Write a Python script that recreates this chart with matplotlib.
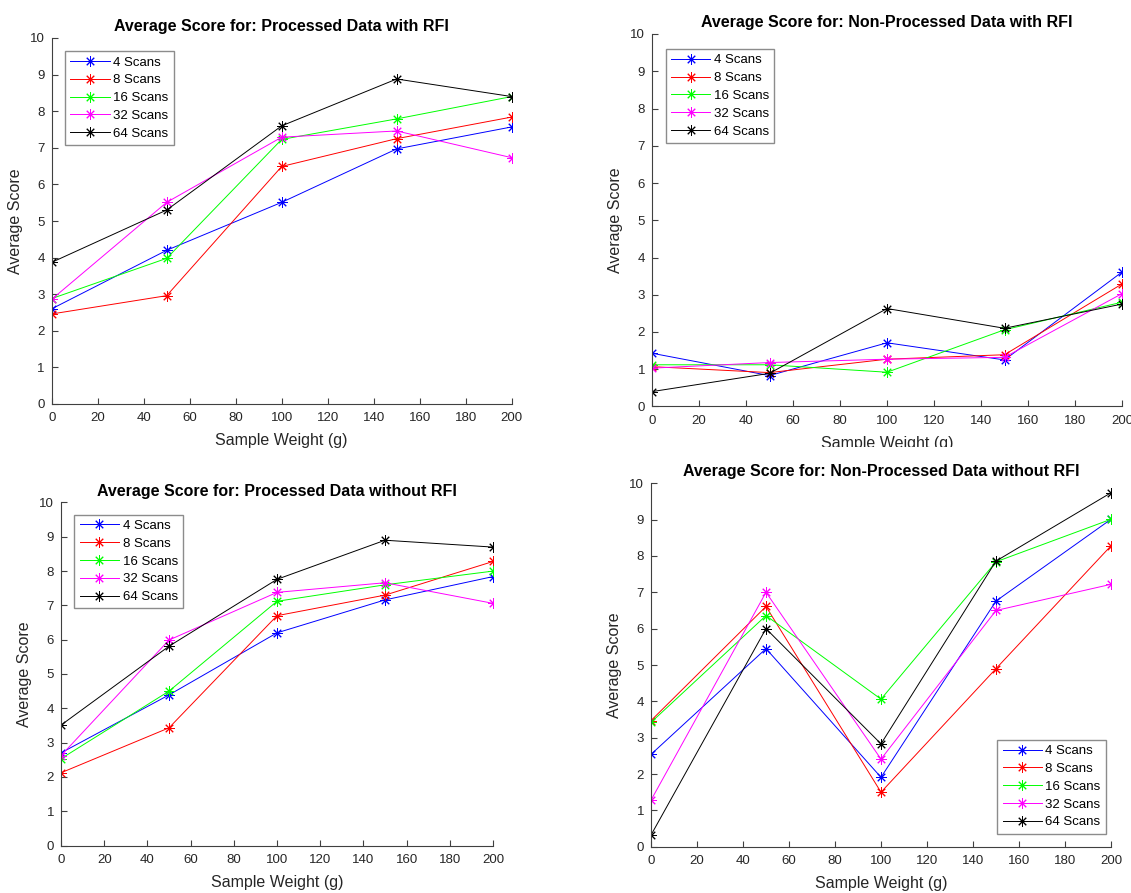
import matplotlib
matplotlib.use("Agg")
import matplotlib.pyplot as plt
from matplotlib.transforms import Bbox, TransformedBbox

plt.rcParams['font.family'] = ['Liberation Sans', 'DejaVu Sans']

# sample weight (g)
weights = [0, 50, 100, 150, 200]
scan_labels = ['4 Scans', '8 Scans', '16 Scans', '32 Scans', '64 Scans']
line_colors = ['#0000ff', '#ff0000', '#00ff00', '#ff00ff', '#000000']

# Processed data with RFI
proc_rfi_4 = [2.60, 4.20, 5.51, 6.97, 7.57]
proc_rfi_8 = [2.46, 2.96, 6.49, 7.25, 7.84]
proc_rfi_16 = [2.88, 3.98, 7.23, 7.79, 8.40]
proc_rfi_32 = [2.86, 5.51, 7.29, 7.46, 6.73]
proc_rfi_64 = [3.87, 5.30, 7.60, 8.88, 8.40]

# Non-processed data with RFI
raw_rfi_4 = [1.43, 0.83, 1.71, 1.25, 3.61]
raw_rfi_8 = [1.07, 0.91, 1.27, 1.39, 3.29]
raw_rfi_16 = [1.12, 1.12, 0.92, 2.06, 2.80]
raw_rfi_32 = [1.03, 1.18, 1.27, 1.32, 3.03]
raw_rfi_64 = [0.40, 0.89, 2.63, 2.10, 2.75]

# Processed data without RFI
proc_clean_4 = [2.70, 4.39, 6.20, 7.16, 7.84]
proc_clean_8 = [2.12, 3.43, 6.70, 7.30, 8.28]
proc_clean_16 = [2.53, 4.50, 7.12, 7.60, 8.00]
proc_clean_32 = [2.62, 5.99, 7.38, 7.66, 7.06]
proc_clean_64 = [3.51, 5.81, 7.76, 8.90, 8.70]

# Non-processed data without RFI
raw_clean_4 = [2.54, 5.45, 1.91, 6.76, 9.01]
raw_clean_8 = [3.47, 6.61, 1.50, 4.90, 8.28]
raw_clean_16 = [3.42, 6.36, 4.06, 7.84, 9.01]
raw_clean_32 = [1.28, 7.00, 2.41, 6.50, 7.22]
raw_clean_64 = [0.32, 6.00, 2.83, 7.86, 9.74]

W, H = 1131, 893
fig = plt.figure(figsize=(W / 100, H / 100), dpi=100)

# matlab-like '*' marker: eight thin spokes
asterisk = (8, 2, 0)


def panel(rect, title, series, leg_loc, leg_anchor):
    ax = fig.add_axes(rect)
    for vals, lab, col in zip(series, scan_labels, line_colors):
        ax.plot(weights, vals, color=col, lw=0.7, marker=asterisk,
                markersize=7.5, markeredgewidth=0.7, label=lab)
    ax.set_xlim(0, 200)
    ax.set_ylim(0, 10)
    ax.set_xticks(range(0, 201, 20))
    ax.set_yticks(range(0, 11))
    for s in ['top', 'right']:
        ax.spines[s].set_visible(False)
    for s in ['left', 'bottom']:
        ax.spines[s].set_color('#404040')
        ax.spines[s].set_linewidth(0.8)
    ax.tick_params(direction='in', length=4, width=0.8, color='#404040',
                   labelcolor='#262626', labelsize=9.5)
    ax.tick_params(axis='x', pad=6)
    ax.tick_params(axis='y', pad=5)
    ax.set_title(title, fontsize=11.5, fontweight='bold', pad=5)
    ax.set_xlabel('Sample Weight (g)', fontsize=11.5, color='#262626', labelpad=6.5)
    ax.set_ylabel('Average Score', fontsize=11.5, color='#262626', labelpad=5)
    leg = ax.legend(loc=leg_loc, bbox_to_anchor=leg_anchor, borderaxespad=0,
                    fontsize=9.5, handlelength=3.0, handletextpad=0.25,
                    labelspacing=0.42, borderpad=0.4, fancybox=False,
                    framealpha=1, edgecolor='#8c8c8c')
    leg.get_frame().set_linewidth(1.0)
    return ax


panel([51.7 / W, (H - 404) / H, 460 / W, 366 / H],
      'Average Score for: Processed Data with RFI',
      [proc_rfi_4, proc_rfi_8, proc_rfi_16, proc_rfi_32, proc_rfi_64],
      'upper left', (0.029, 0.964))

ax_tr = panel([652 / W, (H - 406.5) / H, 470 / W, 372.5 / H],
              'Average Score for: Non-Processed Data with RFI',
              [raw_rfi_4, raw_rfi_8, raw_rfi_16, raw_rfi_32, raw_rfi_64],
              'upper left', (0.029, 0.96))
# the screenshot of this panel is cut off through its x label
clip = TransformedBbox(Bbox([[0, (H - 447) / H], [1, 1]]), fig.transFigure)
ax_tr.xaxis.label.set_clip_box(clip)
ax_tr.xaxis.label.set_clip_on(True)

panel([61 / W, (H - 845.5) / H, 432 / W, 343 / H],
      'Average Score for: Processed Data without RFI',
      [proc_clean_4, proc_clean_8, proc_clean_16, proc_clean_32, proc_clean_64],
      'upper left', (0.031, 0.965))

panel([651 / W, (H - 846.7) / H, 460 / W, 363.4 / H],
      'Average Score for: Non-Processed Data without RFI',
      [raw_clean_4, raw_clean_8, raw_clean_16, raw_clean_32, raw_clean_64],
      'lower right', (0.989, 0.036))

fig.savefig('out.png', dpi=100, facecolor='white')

▸ **Objective**:
Starting at the top of the listing above, reproduce each line up to and including the one with "asterisk = (8, 2, 0)"; omit the pictures.

▸ **Answer to the task**:
Write a Python script that recreates this chart with matplotlib.
import matplotlib
matplotlib.use("Agg")
import matplotlib.pyplot as plt
from matplotlib.transforms import Bbox, TransformedBbox

plt.rcParams['font.family'] = ['Liberation Sans', 'DejaVu Sans']

# sample weight (g)
weights = [0, 50, 100, 150, 200]
scan_labels = ['4 Scans', '8 Scans', '16 Scans', '32 Scans', '64 Scans']
line_colors = ['#0000ff', '#ff0000', '#00ff00', '#ff00ff', '#000000']

# Processed data with RFI
proc_rfi_4 = [2.60, 4.20, 5.51, 6.97, 7.57]
proc_rfi_8 = [2.46, 2.96, 6.49, 7.25, 7.84]
proc_rfi_16 = [2.88, 3.98, 7.23, 7.79, 8.40]
proc_rfi_32 = [2.86, 5.51, 7.29, 7.46, 6.73]
proc_rfi_64 = [3.87, 5.30, 7.60, 8.88, 8.40]

# Non-processed data with RFI
raw_rfi_4 = [1.43, 0.83, 1.71, 1.25, 3.61]
raw_rfi_8 = [1.07, 0.91, 1.27, 1.39, 3.29]
raw_rfi_16 = [1.12, 1.12, 0.92, 2.06, 2.80]
raw_rfi_32 = [1.03, 1.18, 1.27, 1.32, 3.03]
raw_rfi_64 = [0.40, 0.89, 2.63, 2.10, 2.75]

# Processed data without RFI
proc_clean_4 = [2.70, 4.39, 6.20, 7.16, 7.84]
proc_clean_8 = [2.12, 3.43, 6.70, 7.30, 8.28]
proc_clean_16 = [2.53, 4.50, 7.12, 7.60, 8.00]
proc_clean_32 = [2.62, 5.99, 7.38, 7.66, 7.06]
proc_clean_64 = [3.51, 5.81, 7.76, 8.90, 8.70]

# Non-processed data without RFI
raw_clean_4 = [2.54, 5.45, 1.91, 6.76, 9.01]
raw_clean_8 = [3.47, 6.61, 1.50, 4.90, 8.28]
raw_clean_16 = [3.42, 6.36, 4.06, 7.84, 9.01]
raw_clean_32 = [1.28, 7.00, 2.41, 6.50, 7.22]
raw_clean_64 = [0.32, 6.00, 2.83, 7.86, 9.74]

W, H = 1131, 893
fig = plt.figure(figsize=(W / 100, H / 100), dpi=100)

# matlab-like '*' marker: eight thin spokes
asterisk = (8, 2, 0)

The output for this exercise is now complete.